▶ _Given instruction_:
Pull out every line below holding the word "this".

▶ _Raw data_:
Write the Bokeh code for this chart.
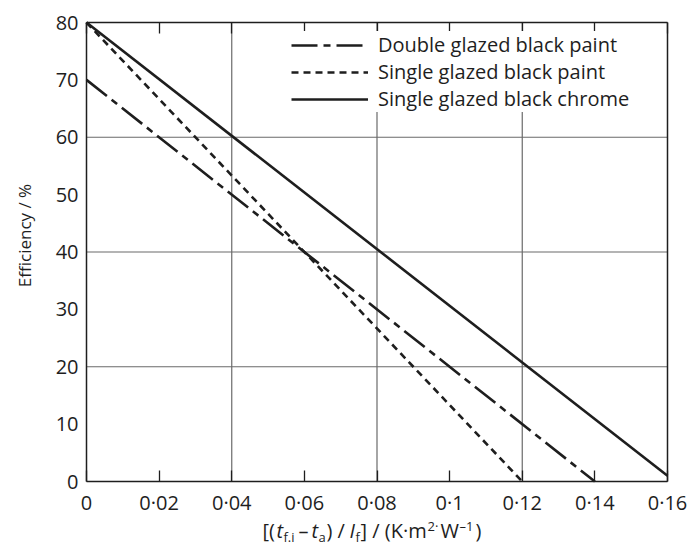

* * *

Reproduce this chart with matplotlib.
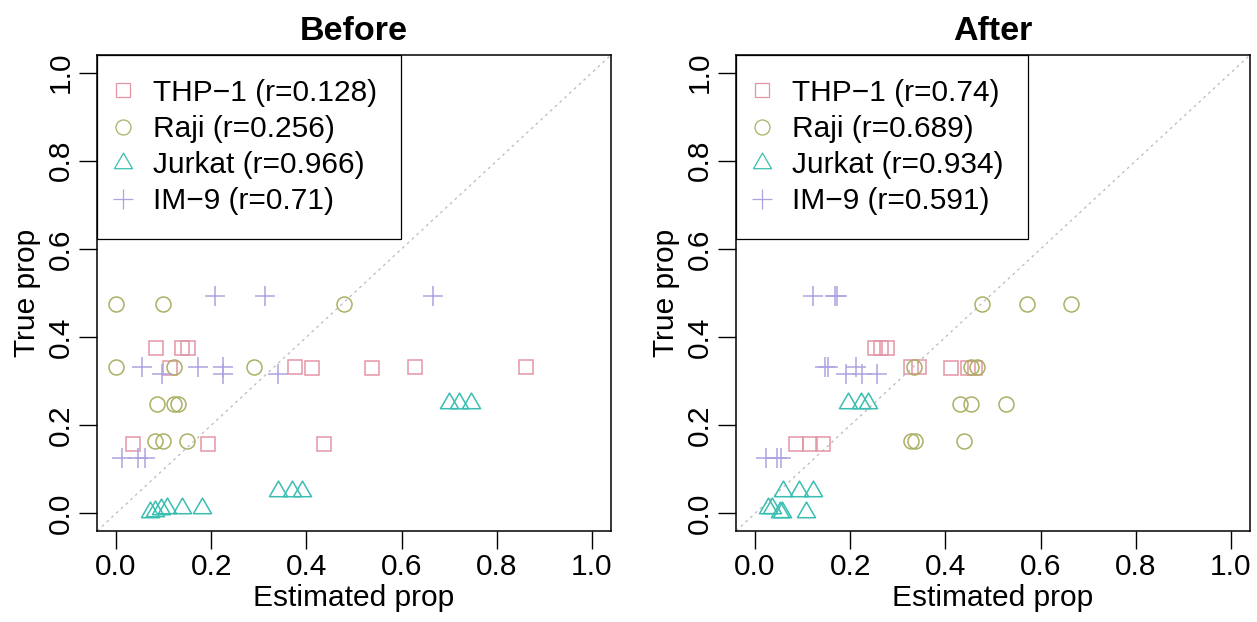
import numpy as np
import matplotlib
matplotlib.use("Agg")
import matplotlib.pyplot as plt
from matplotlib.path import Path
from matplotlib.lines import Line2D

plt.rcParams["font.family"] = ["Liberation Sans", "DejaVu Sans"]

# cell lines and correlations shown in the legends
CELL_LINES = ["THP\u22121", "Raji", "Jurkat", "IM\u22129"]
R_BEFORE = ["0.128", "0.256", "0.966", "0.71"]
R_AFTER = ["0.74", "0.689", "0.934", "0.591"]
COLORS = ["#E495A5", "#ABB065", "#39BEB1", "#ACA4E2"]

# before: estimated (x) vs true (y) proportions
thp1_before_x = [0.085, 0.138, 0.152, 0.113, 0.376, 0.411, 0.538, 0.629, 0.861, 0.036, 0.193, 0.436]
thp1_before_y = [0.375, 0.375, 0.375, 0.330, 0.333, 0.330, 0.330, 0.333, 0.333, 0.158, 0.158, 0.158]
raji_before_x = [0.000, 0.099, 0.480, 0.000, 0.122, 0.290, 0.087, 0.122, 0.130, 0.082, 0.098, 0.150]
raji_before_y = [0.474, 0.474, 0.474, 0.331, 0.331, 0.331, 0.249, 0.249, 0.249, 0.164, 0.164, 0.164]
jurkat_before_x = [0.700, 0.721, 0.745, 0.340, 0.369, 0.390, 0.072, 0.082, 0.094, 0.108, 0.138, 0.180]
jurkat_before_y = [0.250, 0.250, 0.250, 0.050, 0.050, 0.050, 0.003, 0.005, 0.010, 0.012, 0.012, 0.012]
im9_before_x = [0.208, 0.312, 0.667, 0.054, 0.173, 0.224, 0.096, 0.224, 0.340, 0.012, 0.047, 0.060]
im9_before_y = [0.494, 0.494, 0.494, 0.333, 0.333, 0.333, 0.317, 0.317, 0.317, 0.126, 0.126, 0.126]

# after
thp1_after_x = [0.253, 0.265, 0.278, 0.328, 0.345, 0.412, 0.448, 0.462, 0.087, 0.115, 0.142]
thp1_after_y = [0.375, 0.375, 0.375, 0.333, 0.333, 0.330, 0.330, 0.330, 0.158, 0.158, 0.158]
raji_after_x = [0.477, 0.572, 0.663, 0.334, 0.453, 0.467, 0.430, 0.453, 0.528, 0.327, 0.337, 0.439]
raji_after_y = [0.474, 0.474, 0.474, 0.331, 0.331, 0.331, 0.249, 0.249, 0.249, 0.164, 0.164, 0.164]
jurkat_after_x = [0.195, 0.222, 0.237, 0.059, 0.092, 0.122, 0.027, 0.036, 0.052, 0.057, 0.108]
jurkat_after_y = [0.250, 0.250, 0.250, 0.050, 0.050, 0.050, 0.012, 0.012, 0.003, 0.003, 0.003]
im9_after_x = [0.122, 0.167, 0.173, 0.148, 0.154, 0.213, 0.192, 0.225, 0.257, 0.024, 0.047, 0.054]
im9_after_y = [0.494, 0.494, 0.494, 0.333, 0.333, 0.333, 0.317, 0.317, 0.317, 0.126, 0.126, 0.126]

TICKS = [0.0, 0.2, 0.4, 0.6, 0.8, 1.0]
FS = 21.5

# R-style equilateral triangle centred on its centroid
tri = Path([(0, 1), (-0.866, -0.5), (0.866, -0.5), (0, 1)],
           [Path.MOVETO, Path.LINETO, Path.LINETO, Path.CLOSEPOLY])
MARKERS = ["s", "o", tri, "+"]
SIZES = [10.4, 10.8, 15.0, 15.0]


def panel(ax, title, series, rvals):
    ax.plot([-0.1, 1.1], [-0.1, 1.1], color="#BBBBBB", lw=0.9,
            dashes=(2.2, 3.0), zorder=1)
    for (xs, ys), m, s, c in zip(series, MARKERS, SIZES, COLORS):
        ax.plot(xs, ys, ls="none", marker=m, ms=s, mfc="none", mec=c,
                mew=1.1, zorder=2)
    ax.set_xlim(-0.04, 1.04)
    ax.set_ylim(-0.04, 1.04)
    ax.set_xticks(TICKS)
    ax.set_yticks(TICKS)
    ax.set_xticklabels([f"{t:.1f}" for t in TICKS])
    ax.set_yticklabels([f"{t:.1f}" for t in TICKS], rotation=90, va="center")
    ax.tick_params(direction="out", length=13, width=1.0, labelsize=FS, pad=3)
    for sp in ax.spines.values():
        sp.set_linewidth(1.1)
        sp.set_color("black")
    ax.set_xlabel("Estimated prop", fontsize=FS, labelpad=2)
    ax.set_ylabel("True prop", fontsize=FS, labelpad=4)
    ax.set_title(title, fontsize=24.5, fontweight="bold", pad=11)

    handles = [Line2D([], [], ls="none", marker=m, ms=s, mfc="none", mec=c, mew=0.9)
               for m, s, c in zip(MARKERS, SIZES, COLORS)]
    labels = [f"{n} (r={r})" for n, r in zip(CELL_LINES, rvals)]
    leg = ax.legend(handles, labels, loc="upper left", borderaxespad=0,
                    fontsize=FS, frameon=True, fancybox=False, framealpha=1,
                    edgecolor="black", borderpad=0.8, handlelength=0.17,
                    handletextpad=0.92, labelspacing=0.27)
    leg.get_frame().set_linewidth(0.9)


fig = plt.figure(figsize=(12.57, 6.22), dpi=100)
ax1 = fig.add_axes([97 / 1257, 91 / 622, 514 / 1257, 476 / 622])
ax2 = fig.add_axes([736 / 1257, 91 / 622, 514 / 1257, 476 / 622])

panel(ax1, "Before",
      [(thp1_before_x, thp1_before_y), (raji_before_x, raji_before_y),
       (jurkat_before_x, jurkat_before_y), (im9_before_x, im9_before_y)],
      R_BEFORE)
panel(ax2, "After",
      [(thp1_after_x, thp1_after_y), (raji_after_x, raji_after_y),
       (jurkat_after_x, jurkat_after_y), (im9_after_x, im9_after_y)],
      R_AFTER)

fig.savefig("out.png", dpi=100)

▶ _Written reply_:
Write the Bokeh code for this chart.
Reproduce this chart with matplotlib.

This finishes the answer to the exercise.